**Data block**
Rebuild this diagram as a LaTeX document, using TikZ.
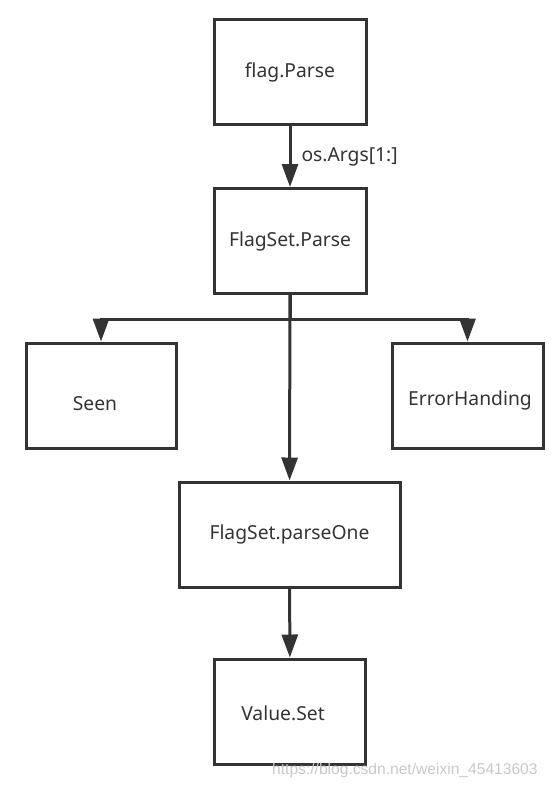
\documentclass[tikz,border=0pt]{standalone}
\usepackage{fontspec}
\setmainfont{Noto Sans}
\newfontfamily\wmfont{Liberation Sans}
\usetikzlibrary{arrows.meta}
\definecolor{ink}{HTML}{333333}
\definecolor{wm}{HTML}{C8C8C8}
\tikzset{
  box/.style={draw=ink, line width=3pt, rectangle, minimum height=105pt,
    text=ink, font=\fontsize{19.3}{21}\selectfont, inner sep=0pt,
    text height=14pt, text depth=4pt},
  arrowline/.style={draw=ink, line width=3pt,
    -{Triangle[width=16pt,length=23pt]}},
}
\begin{document}
\begin{tikzpicture}[x=1pt,y=-1pt]
\useasboundingbox (0,0) rectangle (553,785);
\node[box, minimum width=152pt] (fp) at (290,72) {flag.Parse};
\node[box, minimum width=152pt] (fsp) at (290,241) {FlagSet.Parse};
\node[box, minimum width=150pt, text height=33pt] (seen) at (101,395.5) {\hspace*{-12pt}Seen};
\node[box, minimum width=151pt, text height=23pt] (err) at (467.5,395.5) {\hspace*{5pt}ErrorHanding};
\node[box, minimum width=221pt] (po) at (289.5,534.5) {FlagSet.parseOne};
\node[box, minimum width=151pt, text height=22pt] (vs) at (290,711.5) {\hspace*{-14pt}Value.Set};
\coordinate (j) at (290,319);
\draw[arrowline] (fp) -- node[right, xshift=4pt, text=ink, font=\fontsize{19.3}{21}\selectfont, inner sep=6pt] (lab) {os.Args[1:]} (fsp);
\draw[arrowline] (fsp) -- (po);
\draw[arrowline] (fsp.south) -- (j) -| (seen.north);
\draw[arrowline] (j) -| (err.north);
\draw[arrowline] (po) -- (vs);
\node[anchor=west, text=wm, font=\wmfont\fontsize{15.6}{17}\selectfont, inner sep=0pt] (wmk) at (272,770) {https://blog.csdn.net/weixin\_45413603};
\end{tikzpicture}
\end{document}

**What is being asked**
Without the pictures, print the whole listing exactly as given.

**Final answer**
Rebuild this diagram as a LaTeX document, using TikZ.
\documentclass[tikz,border=0pt]{standalone}
\usepackage{fontspec}
\setmainfont{Noto Sans}
\newfontfamily\wmfont{Liberation Sans}
\usetikzlibrary{arrows.meta}
\definecolor{ink}{HTML}{333333}
\definecolor{wm}{HTML}{C8C8C8}
\tikzset{
  box/.style={draw=ink, line width=3pt, rectangle, minimum height=105pt,
    text=ink, font=\fontsize{19.3}{21}\selectfont, inner sep=0pt,
    text height=14pt, text depth=4pt},
  arrowline/.style={draw=ink, line width=3pt,
    -{Triangle[width=16pt,length=23pt]}},
}
\begin{document}
\begin{tikzpicture}[x=1pt,y=-1pt]
\useasboundingbox (0,0) rectangle (553,785);
\node[box, minimum width=152pt] (fp) at (290,72) {flag.Parse};
\node[box, minimum width=152pt] (fsp) at (290,241) {FlagSet.Parse};
\node[box, minimum width=150pt, text height=33pt] (seen) at (101,395.5) {\hspace*{-12pt}Seen};
\node[box, minimum width=151pt, text height=23pt] (err) at (467.5,395.5) {\hspace*{5pt}ErrorHanding};
\node[box, minimum width=221pt] (po) at (289.5,534.5) {FlagSet.parseOne};
\node[box, minimum width=151pt, text height=22pt] (vs) at (290,711.5) {\hspace*{-14pt}Value.Set};
\coordinate (j) at (290,319);
\draw[arrowline] (fp) -- node[right, xshift=4pt, text=ink, font=\fontsize{19.3}{21}\selectfont, inner sep=6pt] (lab) {os.Args[1:]} (fsp);
\draw[arrowline] (fsp) -- (po);
\draw[arrowline] (fsp.south) -- (j) -| (seen.north);
\draw[arrowline] (j) -| (err.north);
\draw[arrowline] (po) -- (vs);
\node[anchor=west, text=wm, font=\wmfont\fontsize{15.6}{17}\selectfont, inner sep=0pt] (wmk) at (272,770) {https://blog.csdn.net/weixin\_45413603};
\end{tikzpicture}
\end{document}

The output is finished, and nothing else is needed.